[Begin]

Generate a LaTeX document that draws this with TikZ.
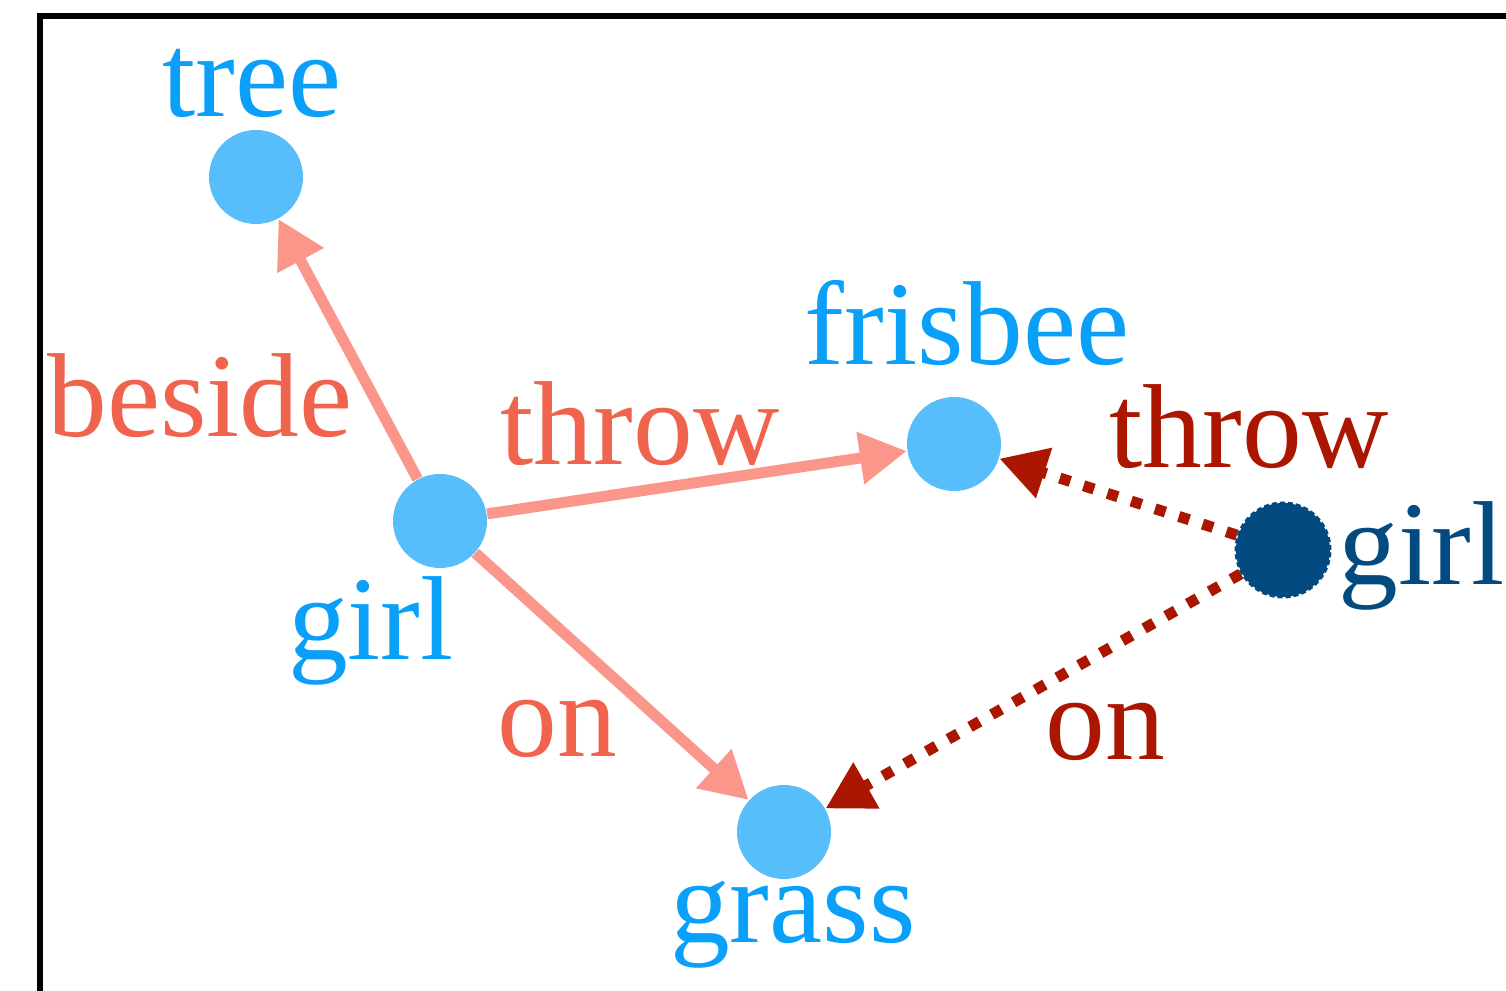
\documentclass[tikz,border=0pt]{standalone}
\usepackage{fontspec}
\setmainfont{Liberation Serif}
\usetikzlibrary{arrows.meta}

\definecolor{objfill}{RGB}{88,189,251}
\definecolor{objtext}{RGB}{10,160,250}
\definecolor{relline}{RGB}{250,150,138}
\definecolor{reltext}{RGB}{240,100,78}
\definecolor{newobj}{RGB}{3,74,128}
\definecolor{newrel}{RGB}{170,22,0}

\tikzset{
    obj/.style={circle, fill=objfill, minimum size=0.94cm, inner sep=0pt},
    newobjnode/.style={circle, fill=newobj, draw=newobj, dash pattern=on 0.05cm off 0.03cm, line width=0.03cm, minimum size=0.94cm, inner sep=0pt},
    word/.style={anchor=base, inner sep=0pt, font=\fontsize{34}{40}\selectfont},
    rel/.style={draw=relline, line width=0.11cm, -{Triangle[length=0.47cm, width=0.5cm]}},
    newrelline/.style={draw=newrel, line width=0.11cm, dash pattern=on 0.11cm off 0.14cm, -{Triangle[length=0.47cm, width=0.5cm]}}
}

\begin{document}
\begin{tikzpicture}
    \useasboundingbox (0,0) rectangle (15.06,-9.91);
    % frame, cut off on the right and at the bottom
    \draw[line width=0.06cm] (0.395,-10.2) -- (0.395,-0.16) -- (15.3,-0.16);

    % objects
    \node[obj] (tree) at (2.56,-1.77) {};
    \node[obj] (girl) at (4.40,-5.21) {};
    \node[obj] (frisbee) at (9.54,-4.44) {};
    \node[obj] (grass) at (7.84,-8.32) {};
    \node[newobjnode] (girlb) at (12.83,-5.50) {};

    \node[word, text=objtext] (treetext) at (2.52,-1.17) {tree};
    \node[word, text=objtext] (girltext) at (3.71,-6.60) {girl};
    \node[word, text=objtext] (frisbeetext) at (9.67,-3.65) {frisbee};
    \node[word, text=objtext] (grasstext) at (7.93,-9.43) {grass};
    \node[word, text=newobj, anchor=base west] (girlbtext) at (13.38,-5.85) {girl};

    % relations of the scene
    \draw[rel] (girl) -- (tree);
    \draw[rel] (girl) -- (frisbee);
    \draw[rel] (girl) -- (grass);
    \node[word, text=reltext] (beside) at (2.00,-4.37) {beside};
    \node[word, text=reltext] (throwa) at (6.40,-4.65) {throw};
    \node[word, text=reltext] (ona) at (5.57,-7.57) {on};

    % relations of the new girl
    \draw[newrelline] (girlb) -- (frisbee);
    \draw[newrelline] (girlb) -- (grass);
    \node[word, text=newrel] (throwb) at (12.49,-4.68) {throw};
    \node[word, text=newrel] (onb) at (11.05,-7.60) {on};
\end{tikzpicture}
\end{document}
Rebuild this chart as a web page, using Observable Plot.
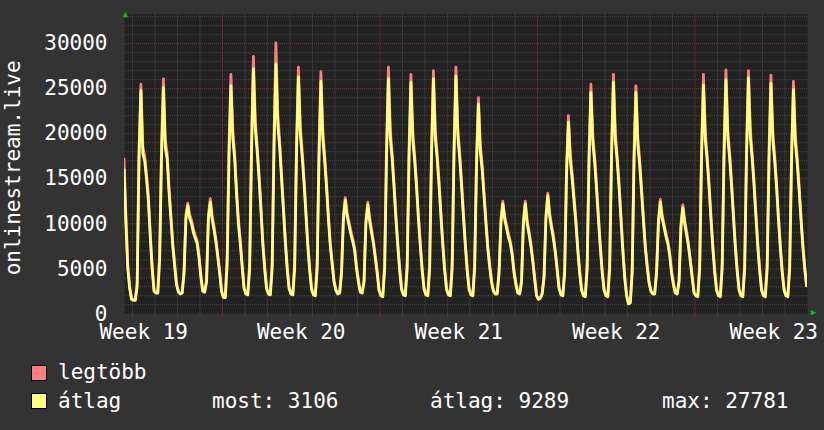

[End]

- Exercise details -
Transcribe every line from the records above without alteration, and leave out the images.

- Answer for the task -
Generate a LaTeX document that draws this with TikZ.
\documentclass[tikz,border=0pt]{standalone}
\usepackage{fontspec}
\setmainfont{Liberation Serif}
\usetikzlibrary{arrows.meta}

\definecolor{objfill}{RGB}{88,189,251}
\definecolor{objtext}{RGB}{10,160,250}
\definecolor{relline}{RGB}{250,150,138}
\definecolor{reltext}{RGB}{240,100,78}
\definecolor{newobj}{RGB}{3,74,128}
\definecolor{newrel}{RGB}{170,22,0}

\tikzset{
    obj/.style={circle, fill=objfill, minimum size=0.94cm, inner sep=0pt},
    newobjnode/.style={circle, fill=newobj, draw=newobj, dash pattern=on 0.05cm off 0.03cm, line width=0.03cm, minimum size=0.94cm, inner sep=0pt},
    word/.style={anchor=base, inner sep=0pt, font=\fontsize{34}{40}\selectfont},
    rel/.style={draw=relline, line width=0.11cm, -{Triangle[length=0.47cm, width=0.5cm]}},
    newrelline/.style={draw=newrel, line width=0.11cm, dash pattern=on 0.11cm off 0.14cm, -{Triangle[length=0.47cm, width=0.5cm]}}
}

\begin{document}
\begin{tikzpicture}
    \useasboundingbox (0,0) rectangle (15.06,-9.91);
    % frame, cut off on the right and at the bottom
    \draw[line width=0.06cm] (0.395,-10.2) -- (0.395,-0.16) -- (15.3,-0.16);

    % objects
    \node[obj] (tree) at (2.56,-1.77) {};
    \node[obj] (girl) at (4.40,-5.21) {};
    \node[obj] (frisbee) at (9.54,-4.44) {};
    \node[obj] (grass) at (7.84,-8.32) {};
    \node[newobjnode] (girlb) at (12.83,-5.50) {};

    \node[word, text=objtext] (treetext) at (2.52,-1.17) {tree};
    \node[word, text=objtext] (girltext) at (3.71,-6.60) {girl};
    \node[word, text=objtext] (frisbeetext) at (9.67,-3.65) {frisbee};
    \node[word, text=objtext] (grasstext) at (7.93,-9.43) {grass};
    \node[word, text=newobj, anchor=base west] (girlbtext) at (13.38,-5.85) {girl};

    % relations of the scene
    \draw[rel] (girl) -- (tree);
    \draw[rel] (girl) -- (frisbee);
    \draw[rel] (girl) -- (grass);
    \node[word, text=reltext] (beside) at (2.00,-4.37) {beside};
    \node[word, text=reltext] (throwa) at (6.40,-4.65) {throw};
    \node[word, text=reltext] (ona) at (5.57,-7.57) {on};

    % relations of the new girl
    \draw[newrelline] (girlb) -- (frisbee);
    \draw[newrelline] (girlb) -- (grass);
    \node[word, text=newrel] (throwb) at (12.49,-4.68) {throw};
    \node[word, text=newrel] (onb) at (11.05,-7.60) {on};
\end{tikzpicture}
\end{document}
Rebuild this chart as a web page, using Observable Plot.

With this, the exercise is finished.